──────── Record list

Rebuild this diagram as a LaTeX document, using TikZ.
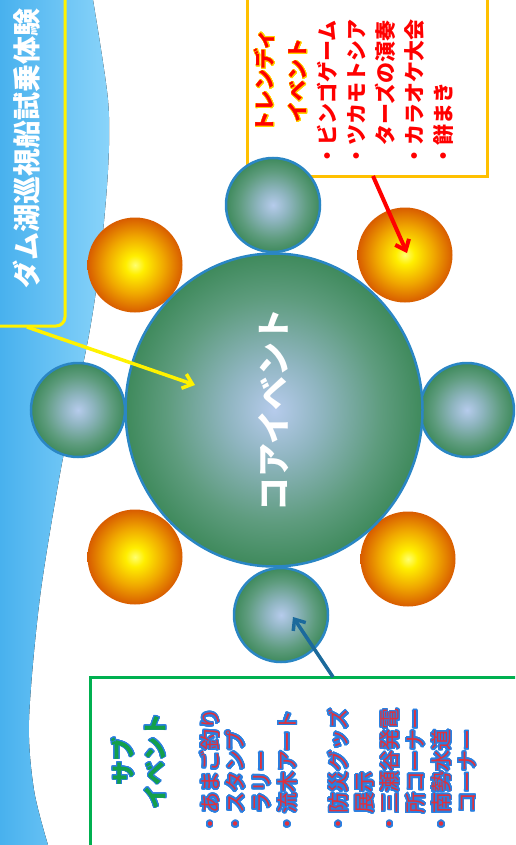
\documentclass[tikz,border=0pt]{standalone}
\usepackage{fontspec}
\newfontfamily\jp{Noto Sans CJK JP}
\usepackage{contour}
\contournumber{24}
\contourlength{1pt}
\usetikzlibrary{shapes.geometric,arrows.meta}
\definecolor{skyL}{HTML}{48B1EE}
\definecolor{skyR}{HTML}{8AD4FA}
\definecolor{oc0}{HTML}{FFFF70}
\definecolor{oc1}{HTML}{FFEE00}
\definecolor{oc2}{HTML}{F0A800}
\definecolor{oc3}{HTML}{D85C00}
\definecolor{gc0}{HTML}{B6CBEC}
\definecolor{gc1}{HTML}{8FB5C0}
\definecolor{gc2}{HTML}{5E9C7E}
\definecolor{gc3}{HTML}{3F8A5C}
\definecolor{ballline}{HTML}{2A86C4}
\definecolor{oframe}{HTML}{FFC000}
\definecolor{gframe}{HTML}{00B050}
\definecolor{barrow}{HTML}{1B6A9C}
\definecolor{subblue}{HTML}{2A7FE0}
\definecolor{subgreen}{HTML}{13A04A}
\definecolor{trendout}{HTML}{FFD200}
\definecolor{subcore}{HTML}{E0303C}
\pgfdeclareradialshading{orangeball}{\pgfpoint{0bp}{0bp}}{color(0bp)=(oc0); color(5bp)=(oc1); color(15bp)=(oc2); color(25bp)=(oc3); color(50bp)=(oc3)}
\pgfdeclareradialshading{greenball}{\pgfpoint{0bp}{0bp}}{color(0bp)=(gc0); color(8bp)=(gc1); color(18bp)=(gc2); color(25bp)=(gc3); color(50bp)=(gc3)}
\newcommand\subln[1]{\rlap{\contourlength{0.9pt}\textcolor{subblue}{\contour{subblue}{\bfseries #1}}}\textcolor{subcore}{#1}}
\begin{document}
\begin{tikzpicture}[x=1pt,y=-1pt,
  gball/.style={circle, draw=ballline, line width=2.5pt, shade, shading=greenball, minimum size=94pt, inner sep=0pt},
  oball/.style={circle, shade, shading=orangeball, minimum size=95pt, inner sep=0pt},
  frame/.style={rectangle, line width=3pt, inner sep=0pt},
  vtext/.style={rotate=90, inner sep=0pt},
  arr/.style={line width=3.5pt, -{Straight Barb[length=9pt,width=15pt]}},
]
\useasboundingbox (0,0) rectangle (515,845);
\clip (0,0) rectangle (515,845);
\fill[left color=skyL, right color=skyR] (0,0) -- plot[smooth] coordinates {(93,0) (108,100) (108,170) (100,260) (88,340) (62,463) (40,597) (29,720) (34,790) (48,845)} -- (0,845) -- cycle;

\node[frame, draw=yellow, rounded corners=9pt, minimum width=105pt, minimum height=366pt] (ycall) at (12.5,143) {};
\node[frame, draw=oframe, minimum width=240pt, minimum height=200pt] (tbox) at (367,77) {};
\node[frame, draw=gframe, minimum width=450pt, minimum height=200pt] (sbox) at (315,777) {};

\node[oball] (o1) at (135,265) {};
\node[oball] (o2) at (405,255) {};
\node[oball] (o3) at (135,557) {};
\node[oball] (o4) at (408,559) {};
\node[gball] (g1) at (273,205) {};
\node[gball] (g2) at (78,410) {};
\node[gball] (g3) at (467,410) {};
\node[gball] (g4) at (281,615) {};
\node[gball, ellipse, minimum width=297pt, minimum height=313pt] (core) at (274,410) {};

\node[vtext, text=white, font=\jp\bfseries\fontsize{34}{40}\selectfont] (coret) at (core.center) {コアイベント};
\node[vtext, text=white, font=\jp\bfseries\fontsize{28}{30}\selectfont] (ytxt) at (27,148) {ダム湖巡視船試乗体験};

\node[vtext, align=center, text=red, font=\jp\bfseries\fontsize{21}{33}\selectfont] (ttl) at (281,81) {\contourlength{0.55pt}\contour{trendout}{トレンディ}\\\contourlength{0.55pt}\contour{trendout}{イベント}};
\node[vtext, anchor=west, align=left, text=red, font=\jp\bfseries\fontsize{21}{29}\selectfont] (titems) at (385,167) {・ビンゴゲーム\\・ツカモトシア\\\hphantom{・}ターズの演奏\\・カラオケ大会\\・餅まき};

\node[vtext, align=center, text=subgreen, font=\jp\bfseries\fontsize{24}{32}\selectfont] (stl) at (139,761) {\contourlength{0.8pt}\contour{subblue}{サブ}\\\contourlength{0.8pt}\contour{subblue}{イベント}};
\node[vtext, anchor=west, align=left, font=\jp\fontsize{21}{25.7}\selectfont] (sitems) at (338.5,835) {\subln{・あまご釣り}\\\subln{・スタンプ}\\\subln{\hphantom{・}ラリー}\\\subln{・流木アート}\\[25.7pt]\subln{・防災グッズ}\\\subln{\hphantom{・}展示}\\\subln{・三瀬谷発電}\\\subln{\hphantom{・}所コーナー}\\\subln{・南勢水道}\\\subln{\hphantom{・}コーナー}};

\coordinate (yS) at (27,327);
\coordinate (yE) at (195,385);
\draw[arr, yellow] (yS) -- (yE);
\coordinate (rS) at (373,176);
\coordinate (rE) at (407,253);
\draw[arr, red, line width=4pt] (rS) -- (rE);
\coordinate (bS) at (333,677);
\coordinate (bE) at (293,617);
\draw[arr, barrow] (bS) -- (bE);
\end{tikzpicture}
\end{document}
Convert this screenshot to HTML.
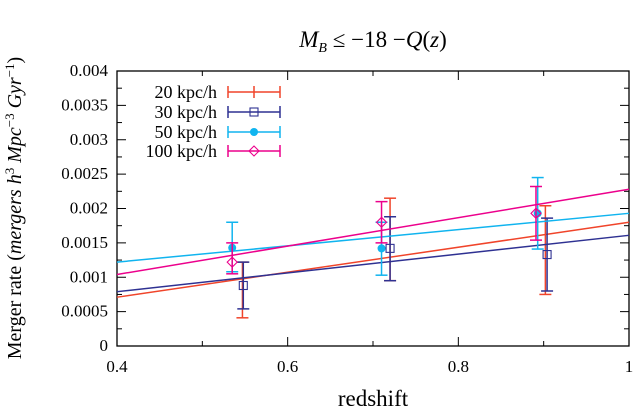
<!DOCTYPE html>
<html><head><meta charset="utf-8"><style>
body{margin:0;background:#fff}
svg{display:block;font-family:"Liberation Serif",serif}
</style></head><body>
<svg id="c" width="634" height="419"></svg>
<script>
const seriesNames=["20 kpc/h","30 kpc/h","50 kpc/h","100 kpc/h"];
const colors=["#f0442a","#2e3192","#10b4ef","#ec008c"];
const markers=["plus","square","circle","diamond"];
const zVals=[[0.547,0.72,0.902],[0.548,0.72,0.904],[0.535,0.71,0.893],[0.535,0.71,0.891]];
const rates=[[0.00081,0.00155,0.0014],[0.00088,0.00142,0.00133],[0.00143,0.00142,0.00193],[0.00122,0.0018,0.00193]];
const errLo=[[0.00041,0.00095,0.00075],[0.00054,0.00095,0.0008],[0.00108,0.00103,0.00141],[0.00105,0.0015,0.00154]];
const errHi=[[0.00122,0.00215,0.00204],[0.00122,0.00188,0.00186],[0.0018,0.0018,0.00245],[0.0015,0.0021,0.00232]];
const fitStart=[0.00071,0.00079,0.00122,0.00104];
const fitEnd=[0.0018,0.00161,0.00193,0.00228];
const xTicks=[0.4,0.6,0.8,1];
const yTicks=[0,0.0005,0.001,0.0015,0.002,0.0025,0.003,0.0035,0.004];
const yLabels=["0","0.0005","0.001","0.0015","0.002","0.0025","0.003","0.0035","0.004"];
const X0=117,X1=629,Y0=346,Y1=71;
const sx=v=>X0+(v-0.4)/0.6*(X1-X0);
const sy=v=>Y0-v/0.004*(Y0-Y1);
const svg=document.getElementById('c');
const NS="http://www.w3.org/2000/svg";
function mk(t,a,p){const e=document.createElementNS(NS,t);for(const k in a)e.setAttribute(k,a[k]);(p||svg).appendChild(e);return e;}
let f=mk('rect',{x:X0,y:Y1,width:X1-X0,height:Y0-Y1,fill:'none',stroke:'#000','stroke-width':1.3});


for(let v=0.4;v<=1.0001;v+=0.1){const x=sx(v);const L=Math.abs(v*10-Math.round(v*5)*2)<0.01?9:5;
mk('line',{x1:x,x2:x,y1:Y0,y2:Y0-L,stroke:'#000'});mk('line',{x1:x,x2:x,y1:Y1,y2:Y1+L,stroke:'#000'});}
xTicks.forEach(v=>{const t=mk('text',{x:sx(v),y:Y0+26,'text-anchor':'middle','font-size':17});t.textContent=String(v);

});
for(let i=0;i<=16;i++){const v=i*0.00025,y=sy(v),L=i%2?5:9;
mk('line',{x1:X0,x2:X0+L,y1:y,y2:y,stroke:'#000'});mk('line',{x1:X1,x2:X1-L,y1:y,y2:y,stroke:'#000'});}
yTicks.forEach((v,i)=>{const t=mk('text',{x:X0-9,y:sy(v)+5,'text-anchor':'end','font-size':17});t.textContent=yLabels[i];

});
let t=mk('text',{x:373,y:406,'text-anchor':'middle','font-size':23});t.textContent="redshift";


t=mk('text',{x:0,y:0,'text-anchor':'middle','font-size':20,transform:'translate(21,208) rotate(-90)'});
t.innerHTML='Merger rate (<tspan font-style="italic">mergers h</tspan><tspan font-size="13" dy="-7">3</tspan><tspan dy="7" font-style="italic"> Mpc</tspan><tspan font-size="13" dy="-7">−3</tspan><tspan dy="7" font-style="italic"> Gyr</tspan><tspan font-size="13" dy="-7">−1</tspan><tspan dy="7">)</tspan>';


t=mk('text',{x:373,y:47,'text-anchor':'middle','font-size':23});
t.innerHTML='<tspan font-style="italic">M</tspan><tspan font-style="italic" font-size="14" dy="5">B</tspan><tspan dy="-5"> ≤ −18 −</tspan><tspan font-style="italic">Q</tspan>(<tspan font-style="italic">z</tspan>)';


function marker(type,x,y,c,g){
 if(type==='square')mk('rect',{x:x-4,y:y-4,width:8,height:8,fill:'none',stroke:c,'stroke-width':1.1},g);
 else if(type==='circle')mk('circle',{cx:x,cy:y,r:4,fill:c},g);
 else if(type==='diamond')mk('polygon',{points:`${x},${y-5} ${x+5},${y} ${x},${y+5} ${x-5},${y}`,fill:'none',stroke:c,'stroke-width':1.1},g);
}
seriesNames.forEach((n,s)=>{const c=colors[s];
 const g=mk('g',{});
 
 
 mk('line',{x1:sx(0.4),x2:sx(1),y1:sy(fitStart[s]),y2:sy(fitEnd[s]),stroke:c,'stroke-width':1.5},g);
 zVals[s].forEach((z,i)=>{const x=sx(z);
  mk('line',{x1:x,x2:x,y1:sy(errLo[s][i]),y2:sy(errHi[s][i]),stroke:c,'stroke-width':1.5},g);
  mk('line',{x1:x-6,x2:x+6,y1:sy(errLo[s][i]),y2:sy(errLo[s][i]),stroke:c,'stroke-width':1.5},g);
  mk('line',{x1:x-6,x2:x+6,y1:sy(errHi[s][i]),y2:sy(errHi[s][i]),stroke:c,'stroke-width':1.5},g);
  marker(markers[s],x,sy(rates[s][i]),c,g);});
 const ly=[92,112,132,151][s];
 const lg=mk('g',{});
 
 
 const tt=mk('text',{x:217,y:ly+6,'text-anchor':'end','font-size':18},lg);tt.textContent=n;
 mk('line',{x1:228,x2:280,y1:ly,y2:ly,stroke:c,'stroke-width':1.5},lg);
 mk('line',{x1:228,x2:228,y1:ly-6,y2:ly+6,stroke:c,'stroke-width':1.5},lg);
 mk('line',{x1:280,x2:280,y1:ly-6,y2:ly+6,stroke:c,'stroke-width':1.5},lg);
 if(s===0)mk('line',{x1:254,x2:254,y1:ly-6,y2:ly+6,stroke:c,'stroke-width':1.5},lg);
 marker(markers[s],254,ly,c,lg);
});
</script>
</body></html>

────────────────

Exercise instructions: Copy each line of the entries that includes the word "this".

Worked solution:
Rebuild this diagram as a LaTeX document, using TikZ.
Convert this screenshot to HTML.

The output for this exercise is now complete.